Well, I am here to tell you I can’t remember the last time I experienced such a giggle session! Part of me was directly the physical process complete with the intention of desired result – while another part of me fell into giggling bursts of delight to watch what my hands were ACTUALLY doing! Instead of tangoing they were tangling, each finger with a mind of its own tumbling and fumbling over the keys.
Yet I believe that learning good things is healing. All the healing I have ever done has been about learning. Learning how to let myself learn is a learning itself both about what learning is like AND what healing is like. That process is delightful in itself as I gently and kindly, slowly, patiently and firmly open my own channels for change within myself so that I can let something good and new grow itself into my body-brain-mind-self.

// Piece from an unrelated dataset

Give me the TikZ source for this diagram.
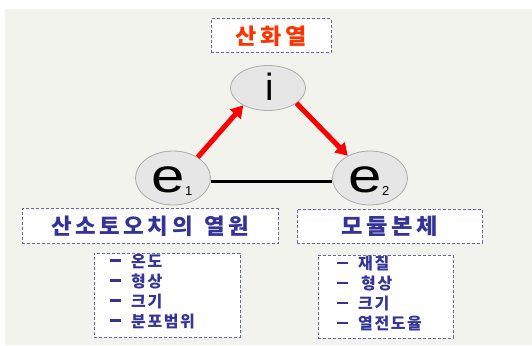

I have hopes, a goal, a direction. I want to play music. I know I can do this. I give myself permission to move forward, to make the mistake-errors, to correct them, to learn-heal at my own pace. As I experience such delight even in this process of learning itself I realize this is just a bonus gift I could not anticipate and did not expect to love and enjoy.
So, needless to say, I have a long long way to go to begin to even get the two hemispheres of my brain to operate harmoniously, cooperatively and well together. But what I look forward to and DO EXPECT TO HAPPEN is that eventually the two hemispheres of my brain will dance on that keyboard in relationship to one another. Sometimes they will follow the same patterns together. Sometimes they will be able to ‘say’ something musically that will be very different, one from the other.
I nearly absolutely and entirely and completely missed the opportunity as an infant-child to be safe, secure, and to play. And I certainly did not get to giggle. So, if at 58 I am finally able to giggle myself into this amazing new skill of reading and playing music, that’s a very good thing indeed! No doubt I am helping myself heal at the center of who I am in this trauma-changed body. I’ll keep you posted on this process, as well!